Nous, les hommes
Publié dans le magazine Books n° 94, février 2019.
Seize personnages échangent des confidences dans la chaleur d’un sauna pragois.
Changement de ton. Cette fois, l’écrivain tchèque Jaroslav Rudiš a eu envie de faire rire ses lecteurs, quitte à déloger ses antihéros de leurs bars habituels.
On se souvient que, dans le mélancolique La Fin des punks à Helsinki (Books Éditions, 2012), de doux rebelles assistaient à la fin de leur monde dans leur bar miteux, et que, dans le très sombre Avenue Nationale (Mirobole, 2016), un bagarreur passionné d’histoire militaire monologuait rageusement depuis la taverne de sa cité pragoise.
Très attendu, Česky Ráj, son nouveau roman, se lit comme une « tragicomédie masculine ». Plus comique que tragique, assurément, même si « il y est question de la mort, du suicide et de l’histoire, comme dans mes autres livres », explique au site Aktualně.cz l’écrivain de 46 ans qui fut aussi DJ, manager d’un groupe punk, publicitaire (pour de la bière tchèque !) et journaliste.
À la surprise générale, note le quotidien Dnes, le « paradis tchèque » du titre n’est pas la région montagneuse du nord de la République tchèque qui porte ce nom, mais un sauna. C’est là que, le temps d’une suée, seize hommes venus de tous horizons – chauffeur de taxi, retraité, assureur, pompier, ancien sportif, etc. – tentent de mieux comprendre leur vie, de surmonter leur hypocondrie, d’exorciser leur angoisse de la fin du monde, non sans évoquer la qualité de leur dernier goulasch ou le charme des marchés paysans. Quant aux femmes, elles sont absentes de leur cercle, mais pas de leurs conversations.

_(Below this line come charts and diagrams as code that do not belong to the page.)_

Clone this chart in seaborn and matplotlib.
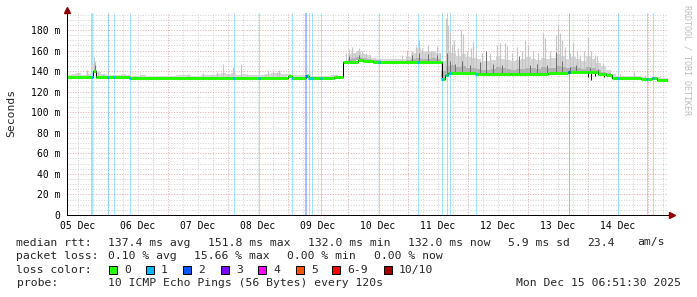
import numpy as np
import matplotlib
matplotlib.use("Agg")
import matplotlib.pyplot as plt
import seaborn as sns
from matplotlib.patches import Rectangle

# ---------------- data (time = hours since 05 Dec 00:00) ----------------
day_labels = ["05 Dec", "06 Dec", "07 Dec", "08 Dec", "09 Dec",
              "10 Dec", "11 Dec", "12 Dec", "13 Dec", "14 Dec"]
day_label_hours = [12, 36, 60, 84, 108, 132, 156, 180, 204, 228]
y_tick_values = [0, 20, 40, 60, 80, 100, 120, 140, 160, 180]
y_tick_labels = ["0", "20 m", "40 m", "60 m", "80 m", "100 m",
                 "120 m", "140 m", "160 m", "180 m"]

# median rtt (ms) as steps: segment start times and values
med_t = [7, 18.0, 19.2, 32.8, 96.0, 97.6, 103.2, 104.4, 114.4, 118.0,
         124.0, 126.0, 130.0, 142.8, 148.0, 157.6, 158.8, 160.0, 171.0,
         185.0, 200.0, 208.0, 216.0, 220.0, 223.0, 225.6, 237.2, 241.6,
         243.6, 248.5]
med_v = [134.5, 140.5, 134.5, 133.5, 135.5, 133.0, 135.0, 133.0, 134.3,
         149.2, 151.2, 150.2, 149.2, 148.6, 148.9, 132.0, 136.5, 137.8,
         137.3, 137.6, 138.5, 139.5, 139.0, 137.0, 136.5, 133.5, 132.0,
         133.0, 131.5]

# light smoke envelope, every 2 h from 8 h to 248 h
smoke_hi = [136.5, 137, 138, 136.5, 137.5, 146, 139, 137, 136.5, 136,
            136, 137, 136, 135.5, 135.5, 136, 135.5, 135.5, 135.5, 135.5,
            135.5, 135.5, 136, 136, 136.5, 135.5, 135.5, 136.5, 136, 136,
            137, 138, 137, 138, 136.5, 137, 136.5, 136, 136, 136,
            137, 138, 138, 137, 137.5, 136, 136, 136, 137, 135.5,
            135.5, 135.5, 135.5, 136, 136.5,
            145, 157, 158, 160, 157, 156, 153, 152, 151.5, 151.5,
            151.5, 152, 152, 154, 158, 162, 160, 159, 160, 158, 150,
            160, 158, 155, 157, 154, 153, 152, 150, 150, 151,
            155, 152, 151, 150, 151, 152, 154, 152, 151, 153,
            152, 153, 157, 155, 152, 154, 152, 150, 155, 152,
            148, 145, 141,
            137, 135.5, 135, 135, 135.5, 135, 134, 133.5, 134, 134, 133, 133]

# darker smoke band, every 2 h from 118 h to 226 h
mid_hi = [140, 152, 153, 154, 153, 152, 151, 150.5, 150, 150,
          150, 150, 150, 151, 152, 153, 152, 152, 153, 152,
          140, 145, 146, 144, 145, 143, 143, 142, 141, 141,
          142, 144, 143, 142, 141, 142, 142, 143, 143, 142,
          144, 143, 143, 145, 144, 143, 144, 143, 142, 144,
          143, 141, 139, 138, 134]

# thin light smoke spikes (time, top value)
spike_t = [12, 15.6, 18.2, 18.6, 19.9, 22, 36.8, 56, 62, 65.6, 67.6, 70, 72,
           73.9, 77.2, 79.6, 86.8, 88, 90.1, 91.5, 92.4,
           119.2, 120.4, 121.6, 122.8, 124.4, 125.6, 127.2, 128.8, 141.6,
           143.6, 145.6, 147.2, 148.4, 149.6, 150.8, 152, 153.2, 154, 155.6,
           156.8,
           159.2, 159.8, 160.6, 161.6, 162.4, 164, 165.2, 166, 167.6, 169.2,
           170, 171.2, 173.6, 176.8, 179.6, 180.8, 182.8, 183.6, 185.6, 187.6,
           189.6, 190.8, 192, 194, 196, 198, 198.8, 200.8, 203.2, 204, 204.8,
           205.6, 206.8, 208.8, 210, 211.6, 212.8, 214.4, 216, 217.2, 218.8,
           219.6, 222,
           228.8, 234.4, 238.8]
spike_v = [137.8, 141, 153.5, 150, 139.4, 137, 137, 137, 137.8, 136.5, 139.4,
           147, 137.5, 144.3, 147, 137, 137, 141, 141, 139.5, 141,
           158, 161, 163, 158, 162, 160, 158, 156, 155.6,
           160.5, 160, 164, 170, 162, 158, 165, 160, 159, 164,
           158,
           192, 185, 178, 165, 170, 162, 180, 176, 160, 162,
           168, 160, 158, 158, 165, 167, 167, 164, 158, 163,
           160, 170, 165, 160, 158, 177, 172, 160, 175, 185, 177,
           170, 163, 158, 168, 160, 156, 160, 173, 160, 156,
           155, 148,
           137, 139.4, 136.5]

# dark smoke spikes (time, top value)
dark_t = [18.8, 120.4, 124.4, 145.6, 148.4, 152, 155.6,
          159.6, 160.8, 162.8, 165.6, 168.8, 172.8, 175.2, 178, 181.6,
          188.4, 192.8, 195.6, 199.6, 203.2, 205.6, 208.8, 211.2, 216.8, 220]
dark_v = [146, 155, 156, 156, 158, 157, 156,
          158, 150, 147, 150, 146, 149, 160, 147, 146,
          155, 146, 147, 146, 159, 150, 144, 146, 143, 142]

# dark smoke dipping below the median (time, low value)
dip_t = [216, 217.2, 218.8, 222.4]
dip_v = [134, 131, 135, 134]

# packet-loss events: time, loss level, bar width (px)
loss_t = [17.6, 24.0, 26.4, 32.8, 74.4, 84.4, 97.6, 103.2, 104.4, 105.6,
          109.2, 132.4, 148.0, 157.6, 159.6, 160.8, 171.2, 208.4, 228.0,
          239.6, 242.0]
loss_level = [1, 1, 1, 1, 1, 1, 1, 2, 1, 1,
              1, 1, 1, 1, 1, 1, 1, 2, 1,
              1, 1]
loss_width = [2, 1, 1, 1, 1, 1, 1, 2, 1, 1,
              1, 1, 1, 1, 1, 1, 1, 1, 1,
              1, 1]

loss_names = ["0", "1", "2", "3", "4", "5", "6-9", "10/10"]
loss_colors = ["#26ff00", "#00b8ff", "#0059ff", "#7e00ff",
               "#ff00ff", "#ff5500", "#ff0000", "#a00000"]

row1 = [(16.5, "median rtt:"), (108, "137.4 ms avg"), (208, "151.8 ms max"),
        (308, "132.0 ms min"), (408, "132.0 ms now"), (508, "5.9 ms sd"),
        (587, "23.4"), (637, "am/s")]
row2 = [(16.5, "packet loss:"), (108, "0.10 % avg"), (194, "15.66 % max"),
        (287, "0.00 % min"), (374, "0.00 % now")]
row4 = [(16.5, "probe:"), (108, "10 ICMP Echo Pings (56 Bytes) every 120s")]
date_text = "Mon Dec 15 06:51:30 2025"
square_x = [109, 146, 183, 221, 258, 296, 332, 384]

# ---------------- drawing ----------------
sns.set_theme(style="white")
plt.rcParams["font.family"] = ["DejaVu Sans Mono", "DejaVu Sans"]

W, H = 697, 297
fig = plt.figure(figsize=(W / 100, H / 100), dpi=100)
fig.patch.set_facecolor("white")
ax = fig.add_axes([67 / W, 1 - 215 / H, 601 / W, 202 / H])
ax.set_facecolor("white")

XMIN, XMAX, YMAX = 7.6, 248.0, 196.5
ax.set_xlim(XMIN, XMAX)
ax.set_ylim(0, YMAX)

PX = 0.72  # one pixel in points

# grid
for h in range(0, 250, 6):
    if XMIN < h < XMAX:
        major = (h % 24 == 0)
        ax.axvline(h, color="#e8abab" if major else "#d3d3d3",
                   lw=PX, ls=(0, (1, 1.6)), zorder=0)
for v in range(5, 200, 5):
    if v < YMAX:
        major = (v % 20 == 0)
        ax.axhline(v, color="#e8abab" if major else "#d3d3d3",
                   lw=PX, ls=(0, (1, 1.6)), zorder=0)

# loss bars
for t, lvl, w in zip(loss_t, loss_level, loss_width):
    ax.axvline(t, color=loss_colors[lvl], alpha=0.36, lw=w * PX, zorder=1)

med_t_arr = np.array(med_t, dtype=float)
med_v_arr = np.array(med_v, dtype=float)


def median_at(t):
    idx = np.searchsorted(med_t_arr, np.asarray(t, dtype=float), side="right") - 1
    return med_v_arr[np.clip(idx, 0, len(med_v_arr) - 1)]


smoke_t = np.arange(8, 249, 2)
hi = np.array(smoke_hi)
base = median_at(smoke_t)
ax.fill_between(smoke_t, base, hi, where=hi > base, step="mid",
                color="#d6d6d6", lw=0, zorder=2)

mid_t = np.arange(118, 227, 2)
mh = np.array(mid_hi)
mbase = median_at(mid_t)
ax.fill_between(mid_t, mbase, mh, where=mh > mbase, step="mid",
                color="#b2b2b2", lw=0, zorder=2.5)

ax.vlines(spike_t, median_at(spike_t), spike_v, color="#c6c6c6",
          lw=1.2 * PX, zorder=2.2)
ax.vlines(dark_t, median_at(dark_t), dark_v, color="#707070",
          lw=1.0 * PX, zorder=3)
ax.vlines(dip_t, dip_v, median_at(dip_t), color="#222222",
          lw=1.0 * PX, zorder=3)

# median: black steps + green segments
sns.lineplot(x=med_t, y=med_v + [med_v[-1]], drawstyle="steps-post",
             color="black", lw=1.0 * PX, estimator=None, sort=False,
             ax=ax, zorder=4)
ax.hlines(med_v, med_t[:-1], med_t[1:], color=loss_colors[0],
          lw=3 * PX, zorder=5)
for t, lvl in zip(loss_t, loss_level):
    ax.hlines(median_at(t), t - 0.4, t + 0.4, color=loss_colors[lvl],
              lw=3 * PX, zorder=5.5)

# axes styling
ax.set_xticks(day_label_hours, day_labels)
ax.set_yticks(y_tick_values, y_tick_labels)
ax.tick_params(axis="x", length=0, pad=4, labelsize=7, colors="black")
ax.tick_params(axis="y", length=0, pad=5, labelsize=7, colors="black")
for s in ["top", "right"]:
    ax.spines[s].set_visible(False)
for s in ["left", "bottom"]:
    ax.spines[s].set_color("black")
    ax.spines[s].set_linewidth(PX)
    ax.spines[s].set_zorder(6)
ax.set_xlabel("")
ax.set_ylabel("")
ax.grid(False)

# arrows
ax.plot([0], [1 + 3 / 202], marker="^", ms=4, color="#8b0000",
        transform=ax.transAxes, clip_on=False, zorder=7)
ax.plot([1 + 4 / 601], [0], marker=">", ms=4, color="#8b0000",
        transform=ax.transAxes, clip_on=False, zorder=7)


def fx(x):
    return x / W


def fy(y):
    return 1 - y / H


fig.text(fx(11), fy(113), "Seconds", rotation=90, ha="center", va="center",
         fontsize=8.2)
fig.text(fx(687), fy(60), "RRDTOOL / TOBI OETIKER", rotation=270,
         ha="center", va="center", fontsize=6, color="#bdbdbd")

FS = 8.2
for x, s in row1:
    fig.text(fx(x), fy(245.5), s, fontsize=FS, va="baseline", ha="left")
for x, s in row2:
    fig.text(fx(x), fy(259), s, fontsize=FS, va="baseline", ha="left")
fig.text(fx(16.5), fy(272.7), "loss color:", fontsize=FS, va="baseline", ha="left")
for sx, name, col in zip(square_x, loss_names, loss_colors):
    fig.add_artist(Rectangle((fx(sx), fy(273.5)), 8 / W, 8 / H,
                             facecolor=col, edgecolor="black", lw=PX,
                             transform=fig.transFigure))
    fig.text(fx(sx + 15), fy(272.7), name, fontsize=FS, va="baseline", ha="left")
for x, s in row4:
    fig.text(fx(x), fy(286.3), s, fontsize=FS, va="baseline", ha="left")
fig.text(fx(681), fy(286.3), date_text, fontsize=FS, va="baseline", ha="right")

fig.savefig("out.png", dpi=100, facecolor="white")
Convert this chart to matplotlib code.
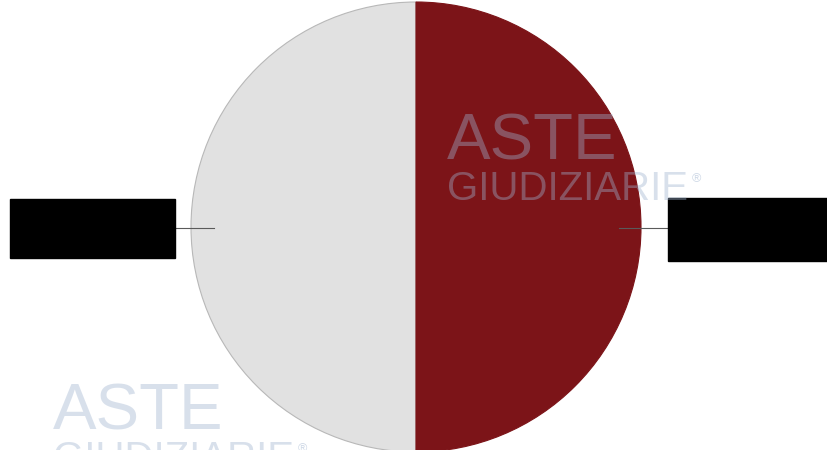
import numpy as np
import matplotlib
matplotlib.use("Agg")
import matplotlib.pyplot as plt
from matplotlib.patches import Rectangle

# two equal shares; the category labels are redacted (black boxes) in the source
shares = [50, 50]
slice_colors = ["#e1e1e1", "#7c1418"]
edge_colors = ["#b8b8b8", "#7c1418"]
watermark_lines = ["ASTE", "GIUDIZIARIE"]

W, H = 827, 450
fig = plt.figure(figsize=(W / 100, H / 100), dpi=100)
ax = fig.add_axes([0, 0, 1, 1])

cx, cy, r = 416, H - 227, 225
wedges, _ = ax.pie(
    shares, colors=slice_colors, startangle=90, counterclock=True,
    center=(cx, cy), radius=r, frame=True,
    wedgeprops=dict(linewidth=0.8),
)
for w, ec in zip(wedges, edge_colors):
    w.set_edgecolor(ec)
ax.set_xlim(0, W)
ax.set_ylim(0, H)
ax.axis("off")

# leader lines + redacted label boxes
box_w = [165, 159]
box_h = [59, 63]
for i, w in enumerate(wedges):
    mid = np.deg2rad((w.theta1 + w.theta2) / 2)
    dx, dy = np.cos(mid), np.sin(mid)
    inner = 0.9 * r
    outer = 1.07 * r if dx < 0 else 1.12 * r
    x0, y0 = cx + inner * dx, cy + inner * dy - 1
    x1, y1 = cx + outer * dx, cy + outer * dy - 1
    ax.plot([x0, x1], [y0, y1], color="#5a5a5a", linewidth=0.8, zorder=3)
    bx = x1 - box_w[i] if dx < 0 else x1
    by = y1 - box_h[i] / 2 - (0 if dx < 0 else 2)
    ax.add_patch(Rectangle((bx, by), box_w[i], box_h[i], color="black", zorder=4))

# faint watermarks
wm_color = "#9fb3cf"
for (x, y) in [(447, H - 160), (53, H - 430)]:
    ax.text(x, y, watermark_lines[0], fontsize=47, family="Liberation Sans",
            fontstretch="condensed", color=wm_color, alpha=0.4,
            ha="left", va="baseline", zorder=5)
    t = ax.text(x, y - 40, watermark_lines[1], fontsize=29, family="Liberation Sans",
                fontstretch="condensed", color=wm_color, alpha=0.4,
                ha="left", va="baseline", zorder=5)
    ax.annotate("\u00ae", xy=(1, 0.75), xycoords=t, xytext=(3, 0),
                textcoords="offset points", fontsize=9, family="Liberation Sans",
                color=wm_color, alpha=0.5, ha="left", va="center", zorder=5)

fig.savefig("out.png", dpi=100, facecolor="white")
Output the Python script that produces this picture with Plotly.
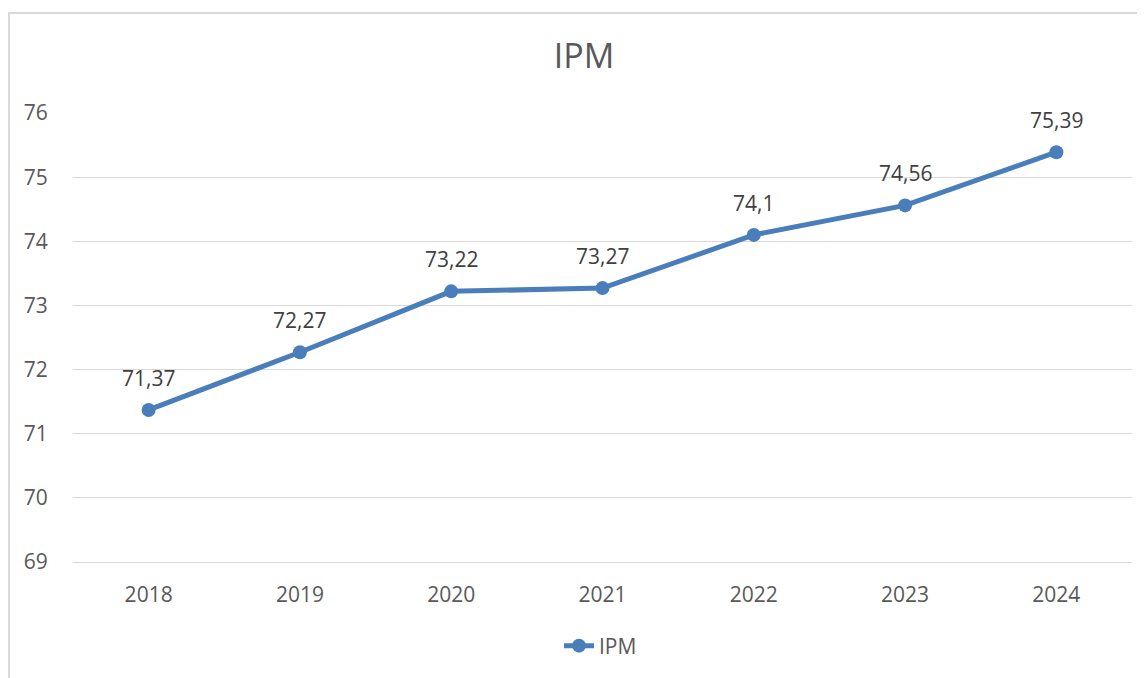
import plotly.graph_objects as go

years = ["2018", "2019", "2020", "2021", "2022", "2023", "2024"]
ipm = [71.37, 72.27, 73.22, 73.27, 74.1, 74.56, 75.39]
y_ticks = [69, 70, 71, 72, 73, 74, 75, 76]

labels = [str(v).replace(".", ",") for v in ipm]

FONT = "Open Sans"
LINE_COLOR = "#4a7ebb"
GRID = "#d9d9d9"

fig = go.Figure()
fig.add_trace(go.Scatter(
    x=years, y=ipm, mode="lines+markers", name="IPM",
    line=dict(color=LINE_COLOR, width=5),
    marker=dict(color=LINE_COLOR, size=14),
))

for i, (y, t) in enumerate(zip(ipm, labels)):
    fig.add_annotation(x=i, y=y, xref="x", yref="y", text=t, showarrow=False, yshift=32,
                       font=dict(family=FONT, size=21, color="#404040"))

# page has an 8px body margin; figure coords = page coords - 8
OFF = 8
W, H = 1137, 670
L, R, T, B = 65, 13, 105, 116
pw, ph = W - L - R, H - T - B

def px_x(p):
    return (p - OFF - L) / pw

def px_y(p):
    return (H - B - (p - OFF)) / ph

# chart border (top and left visible)
fig.add_shape(type="line", xref="paper", yref="paper",
              x0=px_x(8), x1=px_x(1150), y0=px_y(13), y1=px_y(13),
              line=dict(color=GRID, width=2))
fig.add_shape(type="line", xref="paper", yref="paper",
              x0=px_x(9), x1=px_x(9), y0=px_y(13), y1=px_y(690),
              line=dict(color=GRID, width=2))

fig.update_layout(
    width=W, height=H,
    margin=dict(l=L, r=R, t=T, b=B),
    paper_bgcolor="white", plot_bgcolor="white",
    font=dict(family=FONT, color="#595959"),
    title=dict(text="IPM", x=(584 - OFF) / W, xanchor="center", y=1 - (56 - OFF) / H, yanchor="middle",
               font=dict(family=FONT, size=34, color="#595959")),
    showlegend=True,
    legend=dict(orientation="h", x=px_x(559), xanchor="left", y=px_y(646), yanchor="middle",
                font=dict(family=FONT, size=21, color="#595959"), bgcolor="rgba(0,0,0,0)"),
    xaxis=dict(type="category", range=[-0.5, 6.5], showgrid=False,
               showline=True, linecolor=GRID, linewidth=1,
               ticks="outside", ticklen=14, tickcolor="rgba(0,0,0,0)",
               tickfont=dict(family=FONT, size=21, color="#595959")),
    yaxis=dict(range=[68.999, 76.001], tickvals=y_ticks, showgrid=True, gridcolor=GRID, gridwidth=1,
               zeroline=False, showline=False,
               ticks="outside", ticklen=20, tickcolor="rgba(0,0,0,0)",
               tickfont=dict(family=FONT, size=21, color="#595959")),
)

fig.write_html("out.html")
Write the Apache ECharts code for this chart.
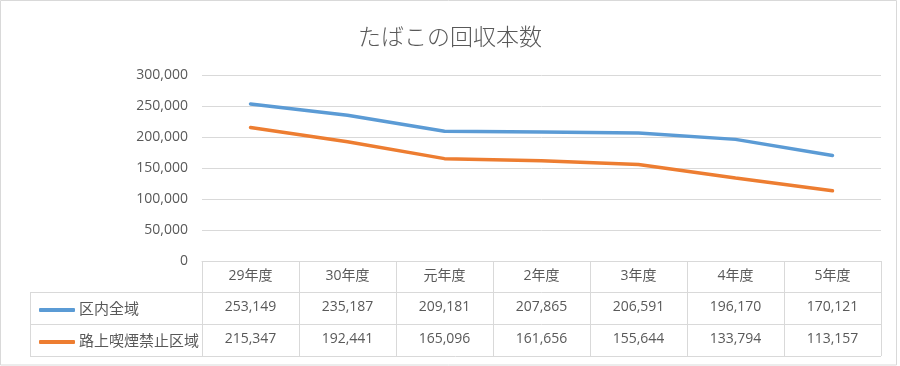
<!DOCTYPE html>
<html><head><meta charset="utf-8">
<script src="https://cdn.jsdelivr.net/npm/echarts@6/dist/echarts.min.js"></script>
<style>html,body{margin:0;padding:0;background:#fff}#c{width:900px;height:366px}</style>
</head><body><div id="c"></div>
<script>
const categories = ['29年度','30年度','元年度','2年度','3年度','4年度','5年度'];
const seriesNames = ['区内全域','路上喫煙禁止区域'];
const allArea = [253149,235187,209181,207865,206591,196170,170121];
const noSmokingArea = [215347,192441,165096,161656,155644,133794,113157];
const yTicks = {min:0, max:300000, interval:50000};

const fmt = v => Number(v).toLocaleString('en-US');
const FONT = "'Open Sans','Noto Sans CJK JP',sans-serif";
const TXT = '#595959';
const GRID = '#d9d9d9';

const chart = echarts.init(document.getElementById('c'));
const lineStyle = {stroke: GRID, lineWidth: 1};
chart.setOption({
  animation:false,
  title:{text:'たばこの回収本数', left:'center', top:20,
    textStyle:{fontFamily:"'Noto Sans CJK JP',sans-serif", fontSize:23, fontWeight:300, color:TXT}},
  grid:{left:202, right:19, top:75, bottom:105},
  legend:{orient:'vertical', left:34, top:289, itemGap:0, itemWidth:36, itemHeight:4,
    icon:'roundRect',
    textStyle:{fontFamily:FONT, fontSize:15, color:TXT, lineHeight:32, padding:[0,0,0,-1]},
    data:seriesNames},
  xAxis:[
    {type:'category', data:categories, boundaryGap:true, position:'bottom',
     axisLine:{show:true, lineStyle:{color:GRID}},
     axisTick:{show:true, length:95, lineStyle:{color:GRID}},
     axisLabel:{margin:8, fontFamily:FONT, fontSize:14, color:TXT}},
    {type:'category', data:allArea.map(fmt), boundaryGap:true, position:'bottom', offset:31,
     axisLine:{show:true, lineStyle:{color:GRID}}, axisTick:{show:false},
     axisLabel:{margin:8, fontFamily:FONT, fontSize:14, color:TXT}},
    {type:'category', data:noSmokingArea.map(fmt), boundaryGap:true, position:'bottom', offset:63,
     axisLine:{show:true, lineStyle:{color:GRID}}, axisTick:{show:false},
     axisLabel:{margin:8, fontFamily:FONT, fontSize:14, color:TXT}}
  ],
  yAxis:{type:'value', min:yTicks.min, max:yTicks.max, interval:yTicks.interval,
    axisLine:{show:false}, axisTick:{show:false},
    axisLabel:{formatter:v=>fmt(v), fontFamily:FONT, fontSize:14, color:TXT, margin:14},
    splitLine:{lineStyle:{color:GRID}}},
  series:[
    {name:seriesNames[0], type:'line', data:allArea, xAxisIndex:0, showSymbol:false, symbol:'none',
     lineStyle:{width:3.5, color:'#5B9BD5', cap:'round'}, itemStyle:{color:'#5B9BD5'}},
    {name:seriesNames[1], type:'line', data:noSmokingArea, xAxisIndex:0, showSymbol:false, symbol:'none',
     lineStyle:{width:3.5, color:'#ED7D31', cap:'round'}, itemStyle:{color:'#ED7D31'}}
  ],
  graphic:[
    {type:'rect', shape:{x:0.5, y:0.5, width:896, height:364.5}, style:{fill:'none', stroke:GRID, lineWidth:1}, silent:true},
    {type:'line', shape:{x1:30, y1:292.5, x2:202, y2:292.5}, style:lineStyle, silent:true},
    {type:'line', shape:{x1:30, y1:324.5, x2:202, y2:324.5}, style:lineStyle, silent:true},
    {type:'line', shape:{x1:30, y1:356.5, x2:881, y2:356.5}, style:lineStyle, silent:true},
    {type:'line', shape:{x1:30.5, y1:292, x2:30.5, y2:357}, style:lineStyle, silent:true}
  ]
});
</script></body></html>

Pas de personnage principal, comme le sombre Vandam d’Avenue Nationale : les seize hommes tiennent ensemble le premier rôle. Et c’est un peu de l’identité d’un pays qui se dessine à travers leurs échanges et la diversité de leurs points de vue. « Ces dialogues, peut-être un peu banals de prime abord, témoignent de ce que nous sommes, nous les Tchèques », citoyens d’une « petite nation du centre de l’Europe », apprécie le critique de Dnes.
En réalité, « le narrateur du livre est le sauna », estime Jaroslav Rudiš, lui-même grand amateur de bains de vapeur. Uniquement composé de dialogues, son roman donne à voir « tous ces hommes ensemble, explique-t-il. La grande et ancestrale âme collective masculine. Nous ». Une vision somme toute rassurante, preuve qu’en ce début de XXIe siècle les hommes tchèques ont sérieusement besoin de réconfort. D’ailleurs, comme le précise Rudiš, en sortant de la séance qui leur tient lieu de psychanalyse collective, les protagonistes « vont tous ensemble boire une bière ».